OPINION: Malcolm Turnbull’s first “signature” policy statement is clever politics, not least because many of the initiatives have been previously announced. Whether the ensemble of measures gets any closer to the heart of the Australian innovation issue is another matter.
The agenda is remarkably thin on detail, and even thinner on supporting evidence or argument.
For the universities there has been some simplification of research block grants, and a reiteration of the intention to align funding more strongly with the impacts of research (if the players can ever agree on what constitutes an “impact”). The Innovation Connections scheme provides small businesses with facilitators to help them assess their research needs, and to enable university-based researchers to work in business and vice versa.
None of this is likely to help very much in bridging the gap between university-based research and the business sector. While both sectors are investing more in research, their collaborative activities (as measured by higher education research and development that is financed by industry) have grown much less strongly.
Overall, innovation-active businesses are collaborating no more with universities in 2012 than they were in 1995 (see Tables A4 and A7 of the 2015 Australian Innovation System Report).
These figures tell us a good deal about innovation in Australia. If the system were working well, we would expect to see (as is the case in other OECD economies) a much greater proportion of business-related R&D being done in universities. The reason for this level of interaction in more successful national systems is that over the years, business and universities work together because it is in the interests of both to do so.
Business can identify promising research in universities (a good deal of which, because of previous iterations of the cycle) will already be aligned with the priorities of business, can nurture it, and if it proves successful, take it further.

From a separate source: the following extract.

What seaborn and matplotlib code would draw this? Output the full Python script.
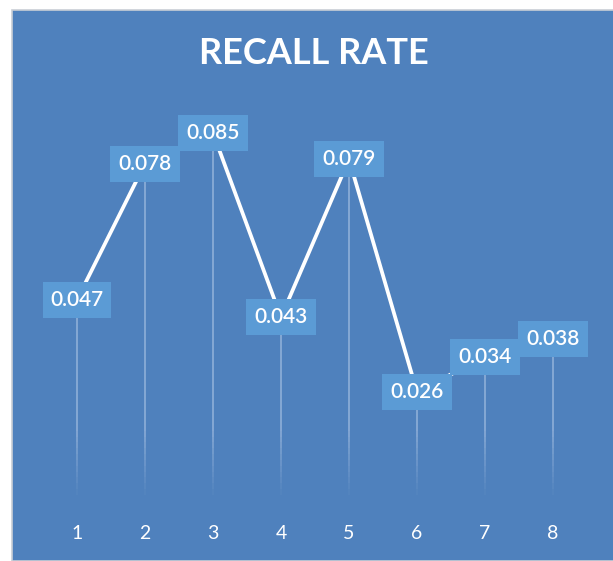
import numpy as np
import seaborn as sns
import matplotlib.pyplot as plt
from matplotlib.patches import Rectangle

# data
points = [1, 2, 3, 4, 5, 6, 7, 8]
recall = [0.047, 0.078, 0.085, 0.043, 0.079, 0.026, 0.034, 0.038]
tick_labels = ["1", "2", "3", "4", "5", "6", "7", "8"]
title = "RECALL RATE"

bg = "#4F81BD"
box = "#5B9BD5"
drop = "#A9C2E3"

sns.set_theme(style="white")
plt.rcParams["font.family"] = ["Lato", "DejaVu Sans"]

fig = plt.figure(figsize=(6.13, 5.61), dpi=100)
fig.patch.set_facecolor("white")
fig.patches.append(Rectangle((12 / 613, 0), 1, 1 - 10 / 561, transform=fig.transFigure,
                             facecolor=bg, edgecolor="#C9CED6", lw=1.2, zorder=-1))

ax = fig.add_axes([43 / 613, 55 / 561, 544 / 613, 395 / 561])
ax.set_facecolor("none")
ax.set_zorder(1)

# drop lines, fading towards the bottom
base = 0.0025
fade = 0.016
n = 12
for x, v in zip(points, recall):
    for k in range(n):
        y0 = base + k * fade / n
        ax.vlines(x, y0, y0 + fade / n, color=drop, lw=1.2, alpha=0.7 * (k + 1) / n, zorder=1)
    ax.vlines(x, base + fade, v, color=drop, lw=1.2, alpha=0.7, zorder=1)

sns.lineplot(x=points, y=recall, color="white", lw=2.7, ax=ax, zorder=2)

for x, v in zip(points, recall):
    ax.text(x, v, f"{v:.3f}", ha="center", va="center", color="white", fontsize=15,
            fontweight="semibold", zorder=3,
            bbox=dict(boxstyle="square,pad=0.38", facecolor=box, edgecolor="none"))

ax.set_xlim(0.5, 8.5)
ax.set_ylim(0, 0.09)
ax.set_xticks(points)
ax.set_xticklabels(tick_labels, color="white", fontsize=14)
ax.set_yticks([])
ax.tick_params(axis="x", length=0, pad=14)
for s in ax.spines.values():
    s.set_visible(False)

fig.text(314 / 613, 1 - 53 / 561, title, ha="center", va="center", color="white",
         fontsize=26, fontweight="bold")

plt.savefig("out.png", dpi=100)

Australia is not in this position. In part, this is because of a relative lack of lead or nodal firms. These are medium-sized to large firms that have the financial capacity and market reach to invest in early-stage research, and the experience and incentive to form collaborative links en route to commercialisation. But the situation also reflects the way research priorities in government and in the universities have changed in response to often mistaken ideas about the most effective research role of public sector institutions.
Increasingly, over the past 20 years, universities have themselves taken on the mantle of innovators. Many have produced “spin-off” companies. But few of these have been able to prosper independently. While university incentives to researchers who publish in international journals may be good for the prestige of the university, they are not so good for potential collaboration.
Some of the new(ish) initiatives in the Innovation and Science Agenda (such as Research Connections) may help in small ways. But in coming up with policies, we should remember that innovation is a means to an end, not an end in itself, and that it is a business-based phenomenon. Innovation refers to new products and processes that increase competitiveness, or that are themselves the basis of competitiveness.
Governments help best when they nurture businesses beyond the startup stage, through procurement policies, by working with industries (not necessarily high-technology ones) that would benefit from small-scale subsidies, and by making sure tax policies are supportive.
Jenny Stewart is a Professor of Public Policy at UNSW Canberra.